De là le parti aussitôt pris avec lui-même de travailler à leur délivrance et de rester en Orient jusqu’à ce qu’il les eût sauvés. C’était presque tout pauvres gens, menu peuple, soldats ou pèlerins, et quelques-uns languissaient là depuis plus de vingt ans, depuis la trêve de 1228. Si tous ces malheureux lui avaient été rendus, il n’eût pas fait difficulté de retourner en France. Son cœur aurait souffert de laisser à l’abandon et presque démantelées les places fortes de la terre sainte, de ne rien tenter pour rétablir dans ces parages l’autorité du nom chrétien; mais les devoirs du roi auraient fait taire les regrets du croisé, tandis qu’un devoir nouveau, plus saint, supérieur à tout, venait de lui apparaître. Du moment qu’il ne pouvait partir qu’en laissant des milliers d’âmes chrétiennes exposées à l’apostasie, le départ lui semblait impossible. Ces âmes, n’était-ce pas lui qui en répondait à Dieu? N’était-ce pas à sa voix, sous sa bannière, que ces captifs avaient quitté leur toit et leur famille? Et on voulait qu’avant d’avoir tout essayé, tout entrepris pour briser leurs fers, il s’en allât tranquillement dans son palais, à Vincennes ou dans la Cité, reprendre son ancienne vie et ses royales habitudes ! Passe encore pour un conquérant qui n’enrôle et n’arme ses semblables qu’au profit de son ambition! Celui-là se dérobe au plus vite quand la bataille est perdue, s’épargnant le spectacle des malheurs qu’il a faits, laissant là les blessés, les mourans, échappant à leurs cris, à leurs malédictions, et s’écriant bien haut dans son naïf orgueil : Tout est sauvé, je suis vivant, je suis dans mon palais! Un chrétien, un héros, un chef d’armée chrétienne, comprend autrement le devoir et l’honneur.
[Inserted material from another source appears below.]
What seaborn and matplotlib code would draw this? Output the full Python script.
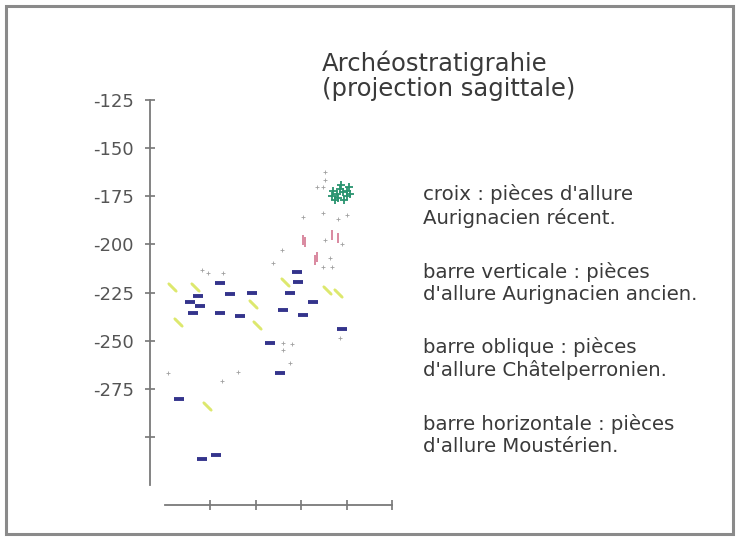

Aussi le roi à aucun prix ne voulut quitter la Palestine. Il laissa tous ses compagnons libres de l’abandonner, et la plupart ne s’en firent pas scrupule, à commencer par ses deux frères. Peut-être les avait-il lui-même encouragés à suivre leur penchant. Ces jeunes princes pouvaient aider leur mère à défendre la France, s’il survenait quelque agression; mieux valait que le roi les laissât partir, bien que, à voir froidement les choses et l’état du royaume vis-à-vis de l’Europe, il n’y eût alors aucun sujet de sérieuse inquiétude. Le roi savait que chez sa mère l’extrême envie de déposer le fardeau de la régence la poussait à grossir les périls ; il savait que le roi d’Angleterre, harcelé comme il l’était alors par ses barons et par son parlement, ne serait pas de longtemps en mesure de guerroyer sur le continent; il pouvait donc sans trouble, sans manquer à son métier de roi, suivre la voix de sa conscience, obéir à sa charité et se montrer dans toute sa grandeur, car pour lui la gloire venait de commencer en même temps que les revers, et la fortune, en trahissant ses armes, lui avait fait cette insigne faveur d’apprendre au monde les beautés sans pareilles de son héroïque nature.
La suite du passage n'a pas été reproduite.